Work has begun on an ambitious new mission that will carry a cutting-edge 2.5m telescope high into the stratosphere on a balloon. Scheduled to launch in December 2023 from Antarctica, ASTHROS (short for Astrophysics Stratospheric Telescope for High Spectral Resolution Observations at Submillimeter-wavelengths) will spend about three weeks drifting on air currents above the icy southern continent and achieve several firsts along the way.
Managed by NASA's Jet Propulsion Laboratory, ASTHROS observes far infra-red light (light with wavelengths much longer than what is visible to the human eye). To do that, ASTHROS will need to reach an altitude of about 130,000ft – roughly four times higher than commercial airliners fly. Though still well below the boundary of space (about 100km, above Earth's surface), it will be high enough to observe light wavelengths blocked by Earth's atmosphere.

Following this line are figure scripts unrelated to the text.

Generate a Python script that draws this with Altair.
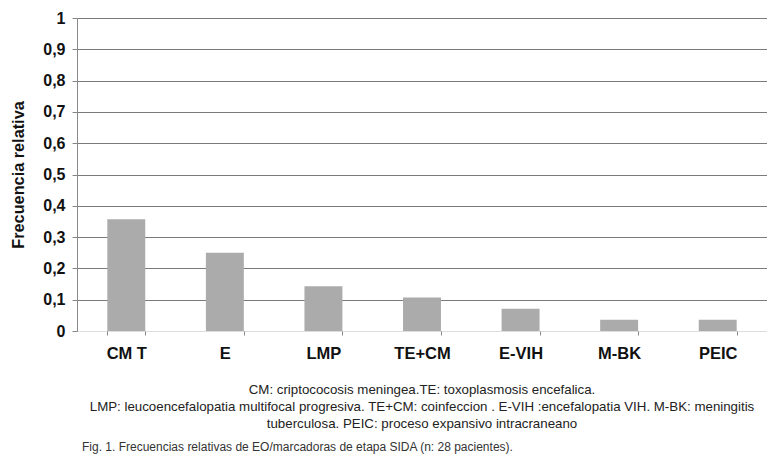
import altair as alt
import pandas as pd

categories = ["CM T", "E", "LMP", "TE+CM", "E-VIH", "M-BK", "PEIC"]
values = [0.357, 0.25, 0.143, 0.107, 0.071, 0.036, 0.036]
y_ticks = [0, 0.1, 0.2, 0.3, 0.4, 0.5, 0.6, 0.7, 0.8, 0.9, 1]
caption_lines = [
    "CM: criptococosis  meningea.TE: toxoplasmosis encefalica.",
    "LMP: leucoencefalopatia multifocal progresiva. TE+CM: coinfeccion . E-VIH :encefalopatia VIH. M-BK: meningitis",
    "tuberculosa. PEIC: proceso expansivo intracraneano",
]
fig_caption = "Fig. 1. Frecuencias relativas de EO/marcadoras de etapa SIDA (n: 28 pacientes)."

df = pd.DataFrame({"cat": categories, "val": values})
FONT = "Liberation Sans"

bars = alt.Chart(df).mark_bar(color="#ababab").encode(
    x=alt.X(
        "cat:N",
        sort=categories,
        scale=alt.Scale(paddingInner=0.615, paddingOuter=0.3075),
        axis=alt.Axis(
            title=None,
            labelAngle=0,
            labelFont=FONT,
            labelFontSize=16.5,
            labelFontWeight="bold",
            labelColor="#111",
            labelPadding=10,
            domain=False,
            ticks=True,
            tickBand="extent",
            tickSize=4,
            tickOffset=0,
            tickColor="#888",
            grid=False,
        ),
    ),
    y=alt.Y(
        "val:Q",
        scale=alt.Scale(domain=[0, 1]),
        axis=alt.Axis(
            title="Frecuencia relativa",
            titleFont=FONT,
            titleFontSize=16.3,
            titleFontWeight="bold",
            titleColor="#111",
            titlePadding=16,
            values=y_ticks,
            format="~g",
            labelExpr="replace(datum.label, '.', ',')",
            labelFont=FONT,
            labelFontSize=16,
            labelFontWeight="bold",
            labelColor="#111",
            labelPadding=7,
            tickSize=5,
            tickColor="#888",
            domainColor="#888",
            gridColor="#7a7a7a",
            gridOpacity={"condition": {"test": "datum.value === 0", "value": 0}, "value": 1},
        ),
    ),
)

cap_layers = []
for i, line in enumerate(caption_lines):
    cap_layers.append(
        alt.Chart(pd.DataFrame({"t": [line]})).mark_text(
            font=FONT, fontSize=13.3, color="#222", align="center", baseline="middle"
        ).encode(text="t:N", x=alt.value(345), y=alt.value(372 + 17 * i))
    )
fig_layer = alt.Chart(pd.DataFrame({"t": [fig_caption]})).mark_text(
    font=FONT, fontSize=12, color="#333", align="left", baseline="middle"
).encode(text="t:N", x=alt.value(5), y=alt.value(429))

chart = alt.layer(bars, *cap_layers, fig_layer).properties(
    width=690,
    height=313,
    autosize=alt.AutoSizeParams(type="none"),
    padding={"left": 69, "top": 10, "right": 0, "bottom": 130},
).configure_view(stroke=None).configure(background="white")

chart.save("out.html", embed_options={"renderer": "svg", "actions": False})
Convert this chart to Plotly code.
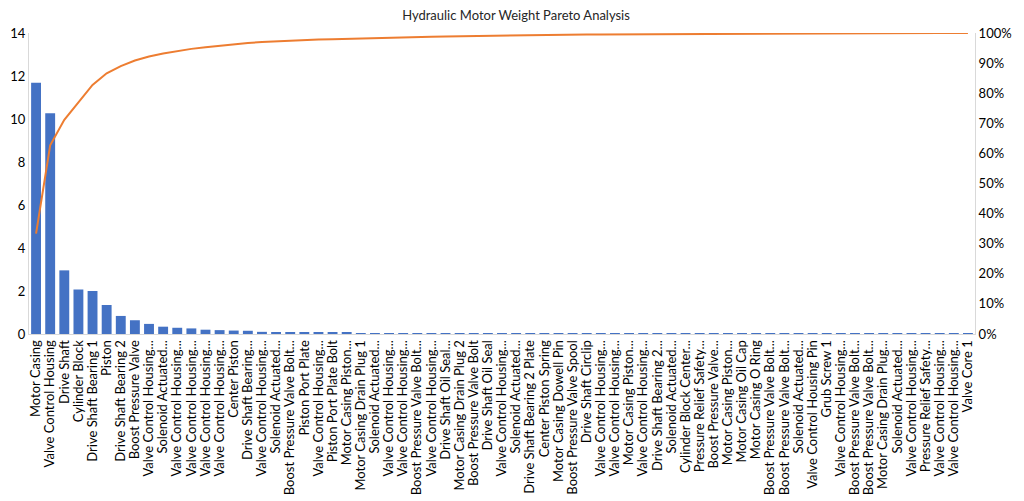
import numpy as np
import plotly.graph_objects as go

# parts, sorted by weight (Excel truncates the long names with "...")
parts = [
    "Motor Casing", "Valve Control Housing", "Drive Shaft", "Cylinder Block",
    "Drive Shaft Bearing 1", "Piston", "Drive Shaft Bearing 2", "Boost Pressure Valve",
    "Valve Control Housing...", "Solenoid Actuated...", "Valve Control Housing...",
    "Valve Control Housing...", "Valve Control Housing...", "Valve Control Housing...",
    "Center Piston", "Drive Shaft Bearing...", "Valve Control Housing...",
    "Solenoid Actuated...", "Boost Pressure Valve Bolt...", "Piston Port Plate",
    "Valve Control Housing...", "Piston Port Plate Bolt", "Motor Casing Piston...",
    "Motor Casing Drain Plug 1", "Solenoid Actuated...", "Valve Control Housing...",
    "Valve Control Housing...", "Boost Pressure Valve Bolt...", "Valve Control Housing...",
    "Drive Shaft Oil Seal...", "Motor Casing Drain Plug 2", "Boost Pressure Valve Bolt",
    "Drive Shaft Oil Seal", "Valve Control Housing...", "Solenoid Actuated...",
    "Drive Shaft Bearing 2 Plate", "Center Piston Spring", "Motor Casing Dowell Pin",
    "Boost Pressure Valve Spool", "Drive Shaft Circlip", "Valve Control Housing...",
    "Valve Control Housing...", "Motor Casing Piston...", "Valve Control Housing...",
    "Drive Shaft Bearing 2...", "Solenoid Actuated...", "Cylinder Block Center...",
    "Pressure Relief Safety...", "Boost Pressure Valve...", "Motor Casing Piston...",
    "Motor Casing Oil Cap", "Motor Casing O Ring", "Boost Pressure Valve Bolt...",
    "Boost Pressure Valve Bolt...", "Solenoid Actuated...", "Valve Control Housing Pin",
    "Grub Screw 1", "Valve Control Housing...", "Boost Pressure Valve Bolt...",
    "Boost Pressure Valve Bolt...", "Motor Casing Drain Plug...", "Solenoid Actuated...",
    "Valve Control Housing...", "Pressure Relief Safety...", "Valve Control Housing...",
    "Valve Control Housing...", "Valve Core 1",
]

weights = [
    11.69, 10.27, 2.96, 2.07, 2.00, 1.35, 0.84, 0.64, 0.47, 0.34,
    0.29, 0.26, 0.20, 0.18, 0.16, 0.15, 0.10, 0.09, 0.07, 0.07,
    0.06, 0.05, 0.05, 0.04, 0.04, 0.04, 0.04, 0.04, 0.03, 0.03,
    0.03, 0.03, 0.03, 0.02, 0.02, 0.02, 0.02, 0.02, 0.02, 0.02,
    0.01, 0.01, 0.01, 0.01, 0.01, 0.01, 0.01, 0.01, 0.01, 0.01,
    0.008, 0.008, 0.007, 0.006, 0.006, 0.005, 0.005, 0.005, 0.004, 0.004,
    0.004, 0.003, 0.003, 0.003, 0.002, 0.002, 0.002,
]

idx = list(range(len(parts)))
cum = np.cumsum(weights) / np.sum(weights)

font = "Lato"

fig = go.Figure()
fig.add_trace(go.Bar(x=idx, y=weights, marker=dict(color="#4472C4", line=dict(width=0)),
                     width=0.7, showlegend=False))
fig.add_trace(go.Scatter(x=idx, y=cum, yaxis="y2", mode="lines",
                         line=dict(color="#ED7D31", width=2), showlegend=False))

# page body has an 8px margin, so the figure is a bit smaller than the window
fig.update_layout(
    width=1016, height=493,
    margin=dict(l=21, r=49, t=25, b=167),
    paper_bgcolor="white", plot_bgcolor="white",
    font=dict(family=font, size=13, color="black"),
    title=dict(text="Hydraulic Motor Weight Pareto Analysis", x=0.5, xanchor="center",
               yref="container", y=1 - 7 / 493, yanchor="middle",
               font=dict(size=13, color="#262626")),
    xaxis=dict(tickmode="array", tickvals=idx, ticktext=parts, tickangle=-90,
               range=[-0.5, len(parts) - 0.5], showgrid=False, ticks="",
               showline=True, linecolor="#d9d9d9", linewidth=1, automargin=False,
               tickfont=dict(size=13, color="black")),
    yaxis=dict(range=[0, 14], dtick=2, showgrid=False, zeroline=False,
               showline=True, linecolor="#d9d9d9", ticks="", automargin=False,
               tickfont=dict(size=13, color="black")),
    yaxis2=dict(overlaying="y", side="right", range=[0, 1], dtick=0.1,
                tickformat=".0%", showgrid=False, zeroline=False, automargin=False,
                showline=True, linecolor="#d9d9d9", ticks="",
                tickfont=dict(size=13, color="black")),
    bargap=0.3,
)

fig.write_html("out.html")
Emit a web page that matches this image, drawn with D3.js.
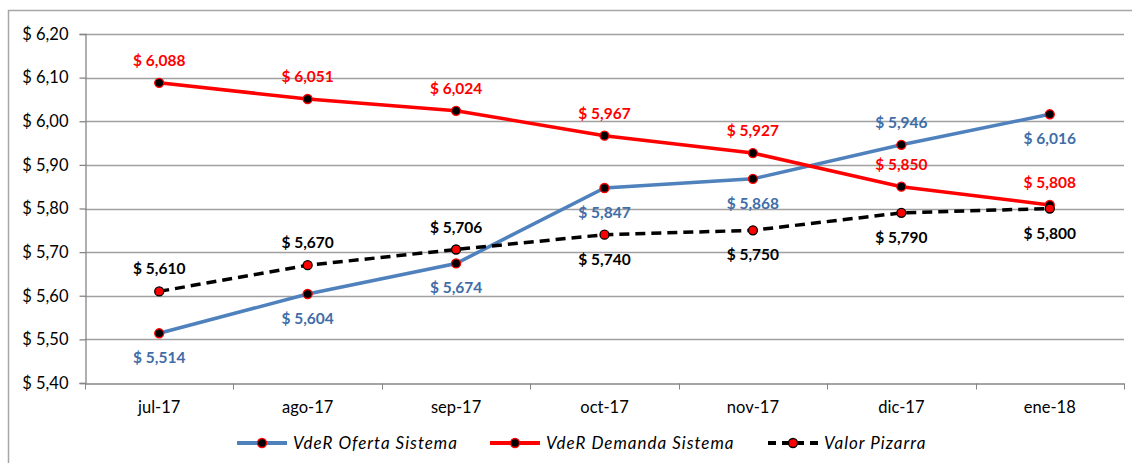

The mission team recently put the finishing touches on the design for the observatory's payload, which includes its telescope, its science instrument, and sub-systems such as the cooling and electronic systems. In early August, engineers at JPL will begin integration and testing of the sub-systems to verify that they perform as expected.
While balloons might seem like antiquated technology, they offer NASA unique advantages over ground- or space-based missions. NASA's Scientific Balloon Program has been operating for 30 years at Wallops Flight Facility in Virginia. It launches 10 to 15 missions a year from locations around the globe in support of experiments across all of NASA's science disciplines, as well as for technology development and education purposes.
Balloon missions not only have lower costs compared to space missions, and also have shorter times between early planning and deployment, which means they can accept the higher risks associated with using new or ‘state of the art’ technologies that haven't yet been deployed in space.
These risks may come in the form of unknown technical or operational challenges that can impact a mission's science output. By working through these challenges, balloon missions can set the stage for future missions to reap the benefits of these new technologies.
JPL engineer Jose Siles, project manager for ASTHROS, said: “Balloon missions like ASTHROS are higher-risk than space missions but yield high rewards at modest cost. With ASTHROS, we are aiming to do astrophysics observations that have never been attempted before. The mission will pave the way for future space missions by testing new technologies and providing training for the next generation of engineers and scientists."
ASTHROS will need a big balloon: When fully inflated with helium, it will be about 400ft wide, or about the size of a football stadium. A gondola beneath the balloon will carry the instrument and the lightweight telescope, which consists of a 2.5m dish antenna as well as a series of mirrors, lenses, and detectors designed during flight, scientists will be able to precisely control the direction that the telescope points and download the data in real-time using satellite links.
A division of Caltech in Pasadena, JPL manages the ASTHROS mission for the Astrophysics Division of NASA's Science Mission Directorate. JPL is also building the mission payload. The Johns Hopkins Applied Physics Laboratory in Maryland is developing the gondola and pointing systems, while the 2.5m antenna unit is being built by Media Lario S.r.l. in Lecco, Italy.
The payload cryocooler was developed by Lockheed Martin under NASA's Advanced Cryocooler Technology Development Program and NASA's Scientific Balloon Program and its Columbia Science Balloon Facility will provide the balloon and launch services.
ASTHROS will launch from McMurdo Station in Antarctica, which is managed by the National Science Foundation through the US Antarctic Program. Other key partners include Arizona State University and the University of Miami.